コロナへの中傷 感染するのは罪でない

2020年8月27日 07時21分
 新型コロナ感染を巡る中傷や差別が再び激しくなっている。責められる患者らの口は重くなり、感染の実態や経路解明の壁ともなりかねない。感染は罪ではない。思いやりを持って接したい。
 感染者を出した学校や飲食店などへのバッシングが続いている。
 サッカー部員ら約百人が感染した立正大淞南(しょうなん)高校(島根県)は、インターネット上で誹謗(ひぼう)中傷に加え、生徒らの写真が拡散された。
 五十人以上のラグビー部員が感染した天理大(奈良県)では、部員でない学生も教育実習やアルバイトを断られた。
 浜松市のクラスター(感染者集団)発生源の一つとなったラウンジの店員、顧客の名前や写真などもネットにさらされた。
 東京都から青森県の実家に帰省した男性の実家玄関先には「なんでこの時期に東京から来るのですか。この通りは小さい子もいるのです。そして高齢者もです。安全だと言い切れますか」などと走り書きされた紙が投げ込まれた。
 男性はPCR検査を受け、陰性を確認した上で帰省したという。「自粛警察」と同様、監視社会を表すような「帰省警察」なる言葉も話題になった。
 目に余る中傷や差別に、萩生田光一文科相は同調しないよう呼び掛けるメッセージを発表。政府は偏見や差別への対策を検討するワーキンググループを設置する。自治体も対策に乗り出し、茨城県は差別禁止条例を制定する方針だ。
 だが、何より問われているのは個々人や社会の度量だ。
 えたいのしれない感染症を前に不安が募るのは確かだ。軽率な行動が感染を広げた例もあったかもしれない。しかし、十分な対策をしても感染することはあり得る。
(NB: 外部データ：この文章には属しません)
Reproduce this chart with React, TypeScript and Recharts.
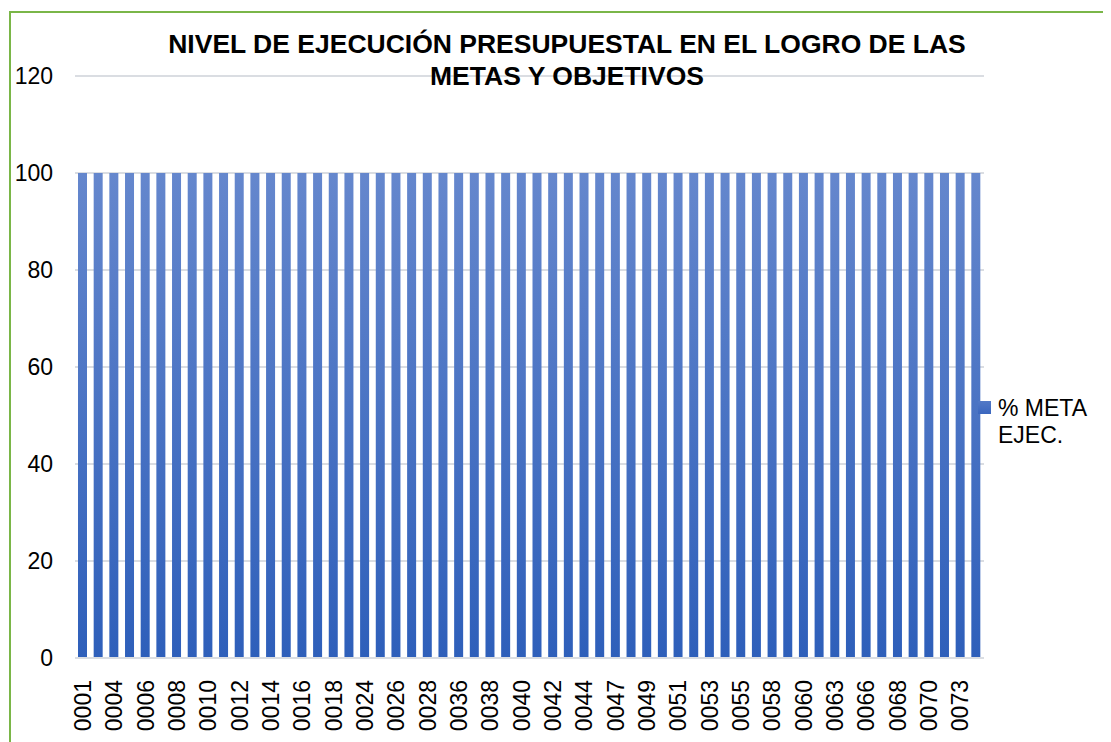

 感染をあげつらってたたき、ただでさえ、弱っている患者や関係者が謝罪する社会は寂しい。誰もがなり得る感染症は、罪でも罰でもない。むしろ、患者らを励まし、闘病体験などを今後に生かす道を探りたい。
 淞南高校のライバルの強豪、青森山田高校(青森県)サッカー部は「コロナに負けるな。ともに頑張ろう」とエールを送る動画を公開した。激励の気持ちを共有したい。
 中世の欧州でペストが流行した際、各地で組織された自警団などが、井戸に汚染物を投げ込んだのが原因などとユダヤ人に言い掛かりをつけ、迫害したという。差別はエスカレートし得る、という歴史の教訓も忘れてはなるまい。